Robert Altman interviewé par Denis Rossano [Express, 22/11/2006]
M.A.S.H. : La vulgarité considérée comme un des beaux-arts
MASH, c'est le grand festival de l'irrespect, une grande fête rafraichissante au coeur de l'immonde cloaque guerrier. On comprend que le public s'y précipite, on comprend que le jury de Cannes lui décerne son prix. On n'a pas tellement l'occasion de s'affranchir ces jours-ci, de s'affranchir réellement, en dominant les circonstances, aussi absurdes soient-elles.
Ce film desserre un peu la contrainte de la bêtise. Il nous venge un peu de la colère des imbéciles. Le rire qu'il suscite nous libère énormément. La verve des auteurs, du réalisateur, des comédiens, gigle avec autant de force que le sang d'une artère tranchée. Pinte de bon sang plus salutaire finalement que tous les sanglots.

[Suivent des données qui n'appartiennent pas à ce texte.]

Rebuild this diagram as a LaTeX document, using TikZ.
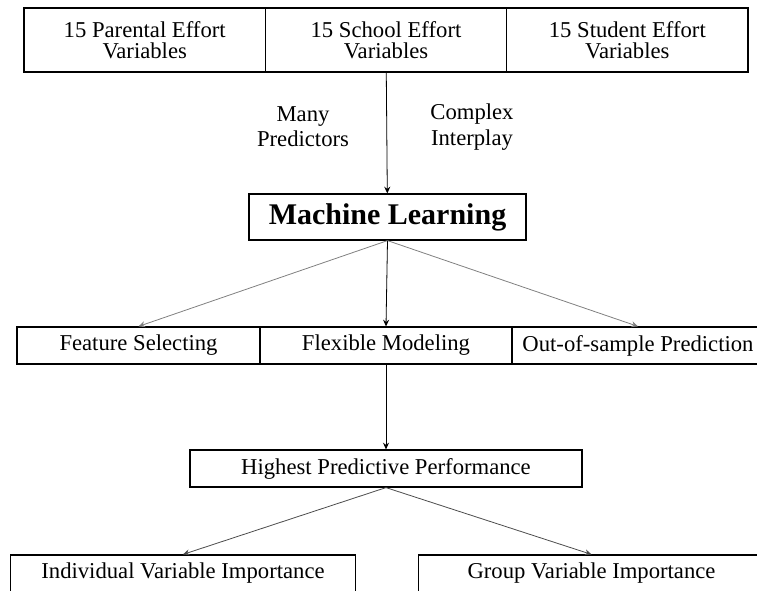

MASH, d'un autre côté, sonne le réveil du très grand cinéma américain que nous avions tant aimé.
Robert Altman, comme Arthur Penn dans Alice's Restaurant, tourne résolument le dos à la tradition. Il sent bien à quel point sont extérieurs et vides de sens aujourd'hui les vieilles formes dramatiques, les vieux procédés de découpage, sur qui Hollywood avait bâti jadis sa puissance. Il ne s'agit plus pour lui de dessiner fortement un personnage en l'isolant des autres, de guider le regard du spectateur vers le point d'impact dramatique de la scène, de réduire le film à une merveilleuse ligne souple et rigoureuse.
Il s'agit, au contraire, de renouer avec le fouillis vital, vivant, organique. On met d'abord en place le milieu, le petit village de tentes parcouru dans tous les sens par les brancards des blessés ou par la Jeep du colonel. On crée l'ambiance collective, on esquisse tout un écheveau de relations entre les personnages. Tout cela semble pré-exister au film comme la communauté hippy d'Alice's restaurant.
La caméra se contente de saisir au vol - mais avec quel diabolique instinct! - les réactions des comédiens libres, admirables de naturel et de joyeuse férocité. La technique du reportage permet ainsi de relier très étroitement le sentiment de la vie et celui de la comédie
Ce film est une fête sanglante. Mais toutes les fêtes, comme dit l'autre, sont sanglantes.